I’ve been following and occasionally commenting on a lot of recent diaries here about Christians, Christianity, and who or what or how much is to blame for the religious mess we’re in. I thought I’d chime in with a few thoughts of my own, based on research I’ve been doing for the past several years on the origins and application of Christianity.
All religions have good and bad points (even the Aztec religion). What happens with organized religion — a religion with a defined priesthood and prescribed rules, rewards, and punishments — is that they tend to magnify the good and bad extremes. And as organized religions gain access to secular power, they tend to be corrupted by that access and magnify their bad points even more.
But Christianity has some unique aspects, derived from its origins and its early history. Among these are:
1. Belief that the world was about to end any moment. This is what drove the early missionaries to such efforts in the Roman empire — Jesus was about to come back and judge the world, and it was vital to get people to believe that so that they would be saved from hell when he did so. This also affected their attitude toward sex, society, and governance: none of these were important any more, since the world would shortly no longer need any of that. For reasons far too complex to go into here, the Catholic church eventually came to terms with the idea that the world would continue for the foreseeable future. Protestants, especially the more fundamentalist ones, and many evangelicals as well, continue to insist that the end is near, and make plans and policies on that basis.
2. Focus on individual salvation. In basic Christian theology, nothing in life is as important as how we will spend eternity afterwards. And that decision will be based less on what each person does as on what each person believes — believes that Jesus died for our sins. This belief is an individual one, meaning that each person is being asked to focus on his or her own salvation, with the welfare of the community, the society, the planet, coming as an afterthought.
3. Uniformity of belief. It’s not enough to believe in Jesus; you have to believe in him the right way.
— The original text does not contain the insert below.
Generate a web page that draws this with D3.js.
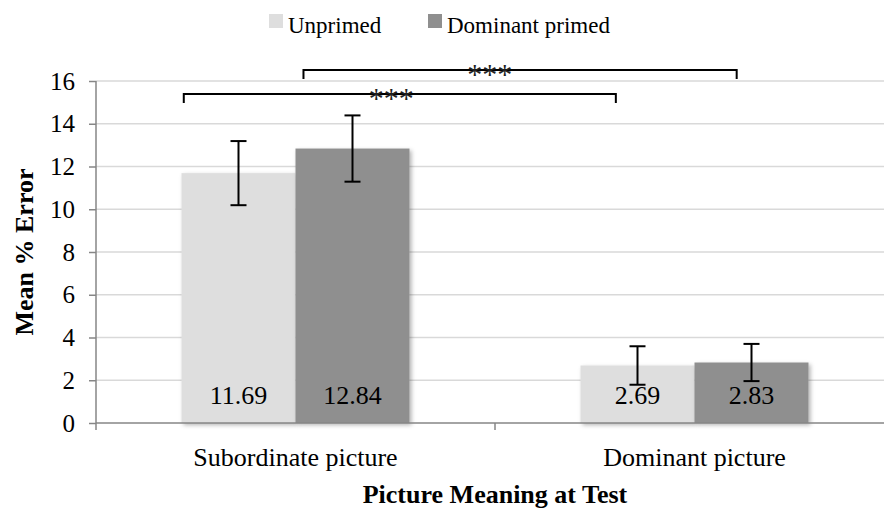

This goes back to the New Testament; read the letters of Paul, or some of the later epistles, which denounces people who believe in Jesus, but not quite in the way the author of the letter wants them to. This was no trivial matter: getting the details of belief wrong could condemn one to hell for trillions and trillions of years. Catholics and Protestants fought devastating wars in Europe, and some would go to war even now if allowed, all because each believes the other got the details of salvation wrong.
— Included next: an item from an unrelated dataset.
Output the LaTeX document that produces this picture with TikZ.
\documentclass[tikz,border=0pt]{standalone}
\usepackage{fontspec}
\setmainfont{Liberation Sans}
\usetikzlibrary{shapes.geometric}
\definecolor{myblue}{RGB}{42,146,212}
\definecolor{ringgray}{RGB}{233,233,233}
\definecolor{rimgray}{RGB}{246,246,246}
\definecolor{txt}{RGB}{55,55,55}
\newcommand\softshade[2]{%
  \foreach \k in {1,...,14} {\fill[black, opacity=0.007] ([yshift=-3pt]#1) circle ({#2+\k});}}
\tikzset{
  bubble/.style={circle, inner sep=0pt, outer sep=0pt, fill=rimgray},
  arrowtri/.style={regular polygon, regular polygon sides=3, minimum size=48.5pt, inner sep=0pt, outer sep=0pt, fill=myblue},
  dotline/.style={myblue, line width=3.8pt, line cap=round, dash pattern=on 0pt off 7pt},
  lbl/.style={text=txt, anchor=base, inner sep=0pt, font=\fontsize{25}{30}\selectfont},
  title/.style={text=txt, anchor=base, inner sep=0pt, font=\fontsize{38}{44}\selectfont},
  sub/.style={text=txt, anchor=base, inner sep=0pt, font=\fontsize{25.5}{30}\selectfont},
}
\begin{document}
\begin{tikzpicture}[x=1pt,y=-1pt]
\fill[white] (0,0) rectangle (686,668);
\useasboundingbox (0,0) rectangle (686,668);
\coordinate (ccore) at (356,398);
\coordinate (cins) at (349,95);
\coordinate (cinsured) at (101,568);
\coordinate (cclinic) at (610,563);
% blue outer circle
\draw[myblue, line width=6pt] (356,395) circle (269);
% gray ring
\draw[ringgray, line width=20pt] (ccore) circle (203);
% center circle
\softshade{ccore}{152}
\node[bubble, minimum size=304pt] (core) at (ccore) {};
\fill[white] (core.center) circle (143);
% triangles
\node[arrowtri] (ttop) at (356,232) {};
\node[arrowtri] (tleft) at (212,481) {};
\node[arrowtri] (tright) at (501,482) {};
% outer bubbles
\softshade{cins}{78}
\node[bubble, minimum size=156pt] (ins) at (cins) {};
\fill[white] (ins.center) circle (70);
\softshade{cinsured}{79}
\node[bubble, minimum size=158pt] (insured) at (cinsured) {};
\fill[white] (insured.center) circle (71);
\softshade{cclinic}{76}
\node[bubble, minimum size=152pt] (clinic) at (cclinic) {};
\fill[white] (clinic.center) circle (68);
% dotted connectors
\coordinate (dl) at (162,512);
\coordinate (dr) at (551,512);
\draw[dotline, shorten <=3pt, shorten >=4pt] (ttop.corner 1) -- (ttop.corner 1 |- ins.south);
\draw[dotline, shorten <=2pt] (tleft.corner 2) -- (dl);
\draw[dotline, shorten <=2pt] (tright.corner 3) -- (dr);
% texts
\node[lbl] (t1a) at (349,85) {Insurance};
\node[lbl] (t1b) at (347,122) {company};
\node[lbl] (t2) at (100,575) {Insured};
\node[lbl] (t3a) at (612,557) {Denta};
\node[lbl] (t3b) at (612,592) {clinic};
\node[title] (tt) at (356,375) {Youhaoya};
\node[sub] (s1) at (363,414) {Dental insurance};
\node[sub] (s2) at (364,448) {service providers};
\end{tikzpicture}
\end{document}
4. Universality of belief. All the above leads to another aspect that is unique to Christianity: the insistence that all the world believe the same thing (according to whatever details). Other religions either ignore nonbelievers (Judaism) or tolerate them (Islam), but don’t see it as their vital duty to save them from going to hell for their nonbelief. (I can’t speak as clearly about eastern religions, but I’m not aware of a similar attitude there. Extremist Muslim groups such as ISIS are historically out of the Muslim mainstream, so far.)
5. Discomfort with secular power. This might seem strange, given how Christian nationalists are currently working hard to seize the levers of power in the United States, but historically Christianity has had a complex relationship with the state. Early Christians had nothing to do with the state — the Roman empire — though actual persecutions were rarer than you might think. But once Constantine and Theodosius established Christianity as the religion of the empire, Christian theologians had to work out just how much they would combine the church with the state. They never did manage to completely do so, as the history of the medieval church easily shows. There has never been, so far as can think of, a Christian equivalent to the Muslim caliph, a ruler who was both the highest secular and the highest religious authority in Islam.
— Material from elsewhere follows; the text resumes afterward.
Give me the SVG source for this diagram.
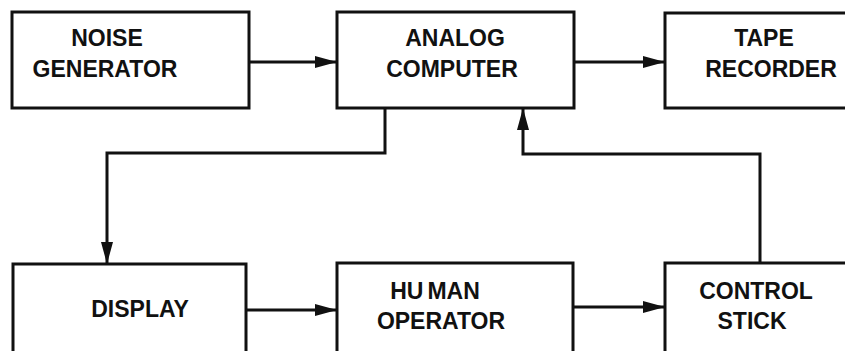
<svg xmlns="http://www.w3.org/2000/svg" width="845" height="351" viewBox="0 0 845 351">
<style>
.box{fill:none;stroke:#111;stroke-width:3}
.ln{fill:none;stroke:#111;stroke-width:3}
text{font-family:"Liberation Sans",Arial,sans-serif;font-size:23px;font-weight:bold;fill:#111;text-anchor:middle}
</style>
<defs>
<marker id="ah" markerUnits="userSpaceOnUse" markerWidth="24" markerHeight="14" refX="22" refY="7" orient="auto">
<path d="M0,1 L22,7 L0,13 Z" fill="#111"/>
</marker>
</defs>
<rect width="845" height="351" fill="#fff"/>
<g id="noise"><rect class="box" x="12" y="12" width="237" height="96"/><text x="107" y="46">NOISE</text><text x="105" y="77">GENERATOR</text></g>
<g id="analog"><rect class="box" x="337" y="12" width="237" height="96"/><text x="455" y="46">ANALOG</text><text x="452" y="77">COMPUTER</text></g>
<g id="tape"><rect class="box" x="665" y="13" width="200" height="95"/><text x="764" y="46">TAPE</text><text x="771" y="77">RECORDER</text></g>
<g id="display"><rect class="box" x="13" y="264" width="233" height="100"/><text x="140" y="317">DISPLAY</text></g>
<g id="human"><rect class="box" x="337" y="263" width="236" height="100"/><text x="435" y="299">HU<tspan dx="4">MAN</tspan></text><text x="441" y="329">OPERATOR</text></g>
<g id="control"><rect class="box" x="665" y="263" width="200" height="100"/><text x="756" y="299">CONTROL</text><text x="752" y="329">STICK</text></g>
<g id="connectors">
<path class="ln" d="M249,62 H337" marker-end="url(#ah)"/>
<path class="ln" d="M574,62 H665" marker-end="url(#ah)"/>
<path class="ln" d="M385,108 V153 H107 V264" marker-end="url(#ah)"/>
<path class="ln" d="M760,263 V154 H523 V108" marker-end="url(#ah)"/>
<path class="ln" d="M246,310 H337" marker-end="url(#ah)"/>
<path class="ln" d="M573,307 H665" marker-end="url(#ah)"/>
</g>
</svg>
In our modern pluralistic world, many Christians have figured out how to come to terms with the first four aspects I’ve listed (not an exhaustive list at all). These are the Christians who are defending their faith in these diaries. Those here who attack Christianity (wholly or in part) are focused on those four aspects and the damage they’ve done to the world over the last 2000 years. I suggest that each group needs to acknowledge where the other is coming from.
Last thought, regarding the fifth aspect: If we do end up with some kind of theocracy in the United States, it will tear itself apart very quickly, as Catholics (of several sorts) and Protestants (of many sorts) vie for control and the secular keys to heaven.